This is the first part in a three-part series about how to effectively harness the power of email marketing to reach and engage your audiences. Part 1 covers the best way to build an email list.

We’ve come a long way since the “you’ve got mail” days, but 75 percent of people still say they prefer email as their go-to form of marketing communication. And while Baby Boomers are most likely to interact with the medium, as Millennials leave school and get jobs, they are likely to become much more active email users – meaning email marketing is here to stay.  In fact:

  • Email ROI is higher than any other form of communication – about $40 per email.
  • Email is more effective than social media because it allows content to be sent directly to an audience, rather than waiting for someone to find it in a feed.

For ministries and nonprofits, email can be a powerful tool for sustained engagement and fundraising. As an industry that has historically relied on direct mail, shifting to digital communication, whether to complement mail appeals or replace them completely, is a cost-effective and critical way to reach a modern audience. The first step to great email marketing is building a healthy digital contact database.

Collect:

  • Wherever you interact with people, capture their email.
    • Have a sign up form or sheet at all events.
    • Make it easy to sign up on your website. For example, Blood:Water Mission (www.bloodwatermission.com) includes a prominent and simple email sign form in the header of their site.
    • Use your social media platforms to ask people to sign up for your email list. People are much more likely to respond when asked.
  • Create incentives to sign up. Offer a free eBook, sneak peek at exclusive content, or rewards system in exchange for an email address.
  • Reduce the barrier to sign up.

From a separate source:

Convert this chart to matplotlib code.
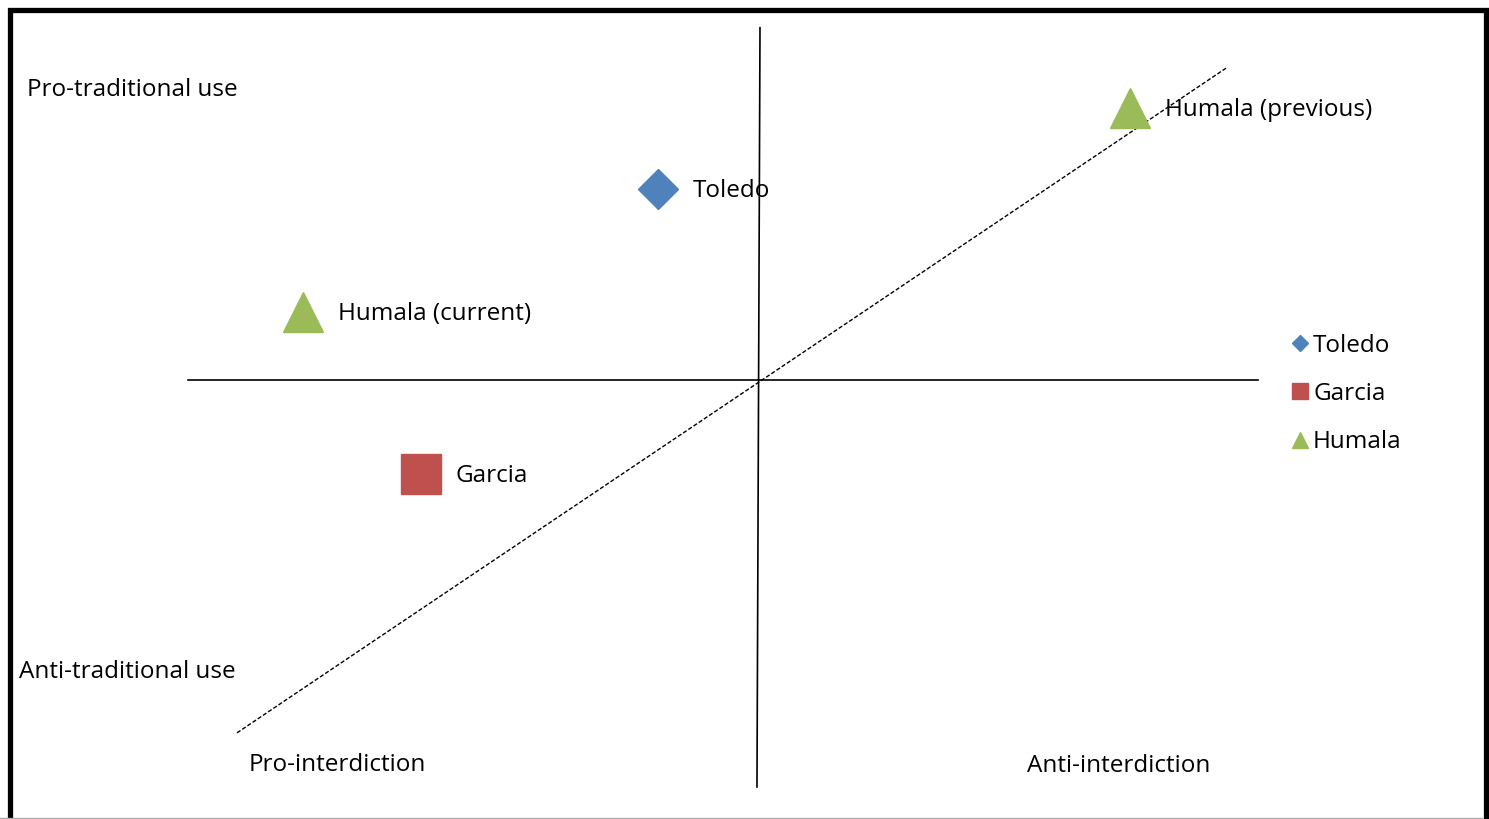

Only require email at first, and then in your initial email, collect other data such as name, address, etc.
  • Know the rules: remember people must opt in to your list, either through direct sign up or donating/purchasing. Buying lists or misusing emails is a quick way to end up on the blacklist.

Segment:

Most email services allow for database segmentation, both for storing lists and sending to them. The more you know about your audience  – where you met them, donation history, length of support, whether they are a volunteer or board member, etc. –- the more personal and targeted you can make your emails.

Maintain:

Even if you have a strong existing audience, the average email list turns 30 percent per year. Have someone who is dedicated to noting trends, bounce backs, opens rates etc. While it’s often worth sending to your full list for brand recognition, the true measure of a database’s health is active members – those whose emails are still valid and who frequently open and interact with the emails sent.